Reservaat loodi 1948. See on saanud nime samburute, piirkonnas elava rahva järgi. Värvikaid samburuid võib jõe kaldal tihti näha, kui nad oma loomi jootmas käivad.
English Translation
Samburu National Reserve is a natural reserve in central Kenya.
The reservation is located along the north bank of the Ewaso Ng’iro River. On the opposite shore is the Buffalo Springs Reservation. The Samburu Reservation remains in the Samburu County area and extends to the southern border of the county. The reservation is located about 350 km northeast of Nairobi.
The reservation can be reached by the Nairobi-Isiolo-Marsabit and Maralali-Wamba-Isiolo roads. There is a small airstrip in the reservation area, and planes between Nairobi and Samburu fly daily. The flight lasts 45 minutes.

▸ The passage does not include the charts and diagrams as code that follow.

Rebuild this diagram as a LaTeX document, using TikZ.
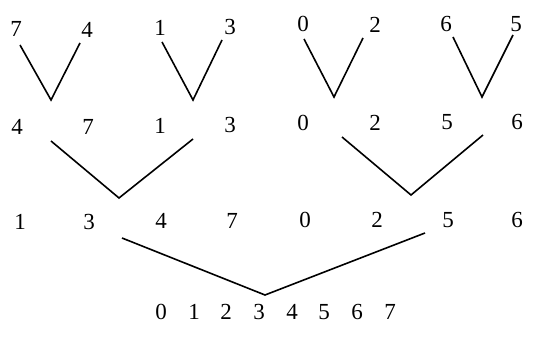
\documentclass[tikz,border=0pt]{standalone}
\usepackage{fontspec}
\setmainfont{Liberation Serif}
\usepackage{tikz}

\begin{document}
\begin{tikzpicture}[x=1pt, y=-1pt,
  key/.style={inner sep=0pt, font=\fontsize{23}{27}\selectfont},
  merge/.style={line width=1.6pt, line join=miter}
]
\useasboundingbox (0,0) rectangle (559,344);
% input pairs
\node[key] (a1) at (16,29) {7};
\node[key] (a2) at (87,30) {4};
\node[key] (a3) at (160,28) {1};
\node[key] (a4) at (230,27) {3};
\node[key] (a5) at (303,24) {0};
\node[key] (a6) at (375,25) {2};
\node[key] (a7) at (446,24) {6};
\node[key] (a8) at (516,24) {5};
% sorted pairs
\node[key] (b1) at (17,127) {4};
\node[key] (b2) at (88,127) {7};
\node[key] (b3) at (160,126) {1};
\node[key] (b4) at (230,125) {3};
\node[key] (b5) at (303,123) {0};
\node[key] (b6) at (375,123) {2};
\node[key] (b7) at (447,122) {5};
\node[key] (b8) at (517,122) {6};
% sorted halves
\node[key] (c1) at (20,222) {1};
\node[key] (c2) at (89,222) {3};
\node[key] (c3) at (161,221) {4};
\node[key] (c4) at (232,221) {7};
\node[key] (c5) at (305,220) {0};
\node[key] (c6) at (377,220) {2};
\node[key] (c7) at (448,220) {5};
\node[key] (c8) at (517,220) {6};
% result
\node[key] (d0) at (161,312) {0};
\node[key] (d1) at (194,312) {1};
\node[key] (d2) at (226,312) {2};
\node[key] (d3) at (259,312) {3};
\node[key] (d4) at (292,312) {4};
\node[key] (d5) at (324,312) {5};
\node[key] (d6) at (357,312) {6};
\node[key] (d7) at (390,312) {7};

% merge points
\coordinate (m1) at (51,100);
\coordinate (m2) at (193,100);
\coordinate (m3) at (334,97);
\coordinate (m4) at (482,97);
\coordinate (n1) at (51,141);
\coordinate (n2) at (193,139);
\coordinate (n3) at (342,137);
\coordinate (n4) at (483,135);
\coordinate (h1) at (119,198);
\coordinate (h2) at (411,195);
\coordinate (k1) at (122,238);
\coordinate (k2) at (425,233);
\coordinate (w) at (265,295);

\draw[merge] (20,45) -- (m1) -- (80,43);
\draw[merge] (162,42) -- (m2) -- (222,40);
\draw[merge] (304,39) -- (m3) -- (363,38);
\draw[merge] (453,37) -- (m4) -- (513,35);
\draw[merge] (n1) -- (h1) -- (n2);
\draw[merge] (n3) -- (h2) -- (n4);
\draw[merge] (k1) -- (w) -- (k2);
\end{tikzpicture}
\end{document}
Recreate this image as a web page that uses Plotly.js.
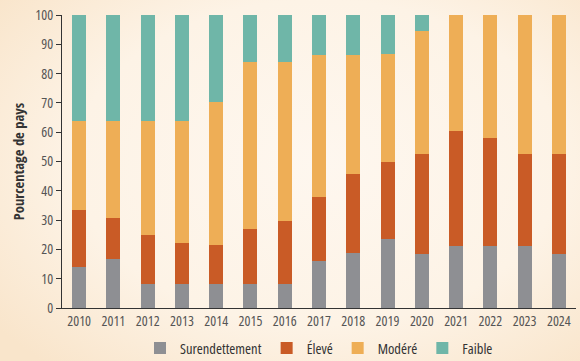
<!DOCTYPE html>
<html>
<head>
<meta charset="utf-8">
<script src="https://cdn.plot.ly/plotly-3.0.1.min.js"></script>
<style>
  html, body { margin: 0; padding: 0; }
  body {
    width: 580px; height: 361px; overflow: hidden;
    background: radial-gradient(ellipse 70% 75% at 55% 45%, #fef7ef 0%, #fdf3e6 60%, #f9e5cb 100%);
  }
  #chart { width: 580px; height: 361px; }
  text, tspan { font-stretch: condensed !important; }
  text.ytitle { font-family: 'Open Sans Condensed', 'Open Sans', sans-serif !important; font-weight: 700 !important; }
</style>
</head>
<body>
<div id="chart"></div>
<script>
const years = ["2010","2011","2012","2013","2014","2015","2016","2017","2018","2019","2020","2021","2022","2023","2024"];
const surendettement = [13.9,16.7,8.3,8.3,8.1,8.1,8.1,16.2,18.9,23.7,18.4,21.1,21.1,21.1,18.4];
const eleve = [19.4,13.9,16.7,13.9,13.5,18.9,21.6,21.6,27.0,26.3,34.2,39.4,36.8,31.5,34.2];
const modere = [30.6,33.3,38.9,41.7,48.7,56.8,54.1,48.7,40.6,36.8,42.1,39.5,42.1,47.4,47.4];
const faible = [36.1,36.1,36.1,36.1,29.7,16.2,16.2,13.5,13.5,13.2,5.3,0,0,0,0];
const seriesNames = ["Surendettement","Élevé","Modéré","Faible"];
const colors = ["#8e8f93","#c95b26","#eeae56","#6fb6a8"];

const FONT = "'Open Sans', sans-serif";
const FONT_B = "'Open Sans Condensed', 'Open Sans', sans-serif";
const series = [surendettement, eleve, modere, faible];
const traces = series.map((vals, i) => ({
  type: "bar",
  x: years,
  y: vals,
  name: seriesNames[i],
  marker: { color: colors[i], line: { width: 0 } },
  hoverinfo: "skip"
}));

const layout = {
  width: 580, height: 361,
  barmode: "stack",
  bargap: 0.59,
  paper_bgcolor: "rgba(0,0,0,0)",
  plot_bgcolor: "rgba(0,0,0,0)",
  margin: { l: 62, r: 4, t: 15, b: 53, autoexpand: false },
  font: { family: FONT, color: "#555555", size: 12 },
  xaxis: {
    type: "category",
    showline: true, linecolor: "#333333", linewidth: 1,
    ticks: "", showgrid: false, zeroline: false,
    tickfont: { family: FONT, size: 14, color: "#555555" },
    fixedrange: true
  },
  yaxis: {
    range: [0, 100],
    dtick: 10,
    showline: true, linecolor: "#333333", linewidth: 1,
    ticks: "outside", ticklen: 5, tickcolor: "#333333",
    showgrid: false, zeroline: false,
    tickfont: { family: FONT, size: 14, color: "#555555" },
    title: { text: "Pourcentage de pays", font: { family: FONT_B, size: 14.5, color: "#333333", weight: 700 }, standoff: 7 },
    fixedrange: true
  },
  showlegend: true,
  legend: {
    orientation: "h",
    x: 0.5, xanchor: "center",
    y: -0.137, yanchor: "middle",
    font: { family: FONT, size: 14.5, color: "#333333" },
    itemwidth: 30,
    traceorder: "normal",
    bgcolor: "rgba(0,0,0,0)"
  }
};

Plotly.newPlot("chart", traces, layout, { displayModeBar: false, staticPlot: true });
</script>
</body>
</html>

The reserve covers an area of 165 km2. The elevation is between 800 and 1230 meters above sea level, the western part is lower and the eastern part higher.
The reservation was established in 1948. It is named after the Samburute, a people living in the area. Colorful shamboos can often be seen on the riverside as they water their animals.
I had forgotten that we had already uploaded an Estonian model from Opus-MT and didn’t realize it until I uploaded @lynxpda’s model. Woops! I overwrote the Opus-MT model on Cloudflare with the new Estonian model so this change should be live now.
Both the Opus-MT model and the new model are version “1.9” so there’s no change to the package index.
Yes, I also noticed that the Estonian model was already in the index.
In any case, the new model, according to the metrics, is slightly better than the best model from OPUS 2022, and the index included a small model from 2020, if I’m not mistaken.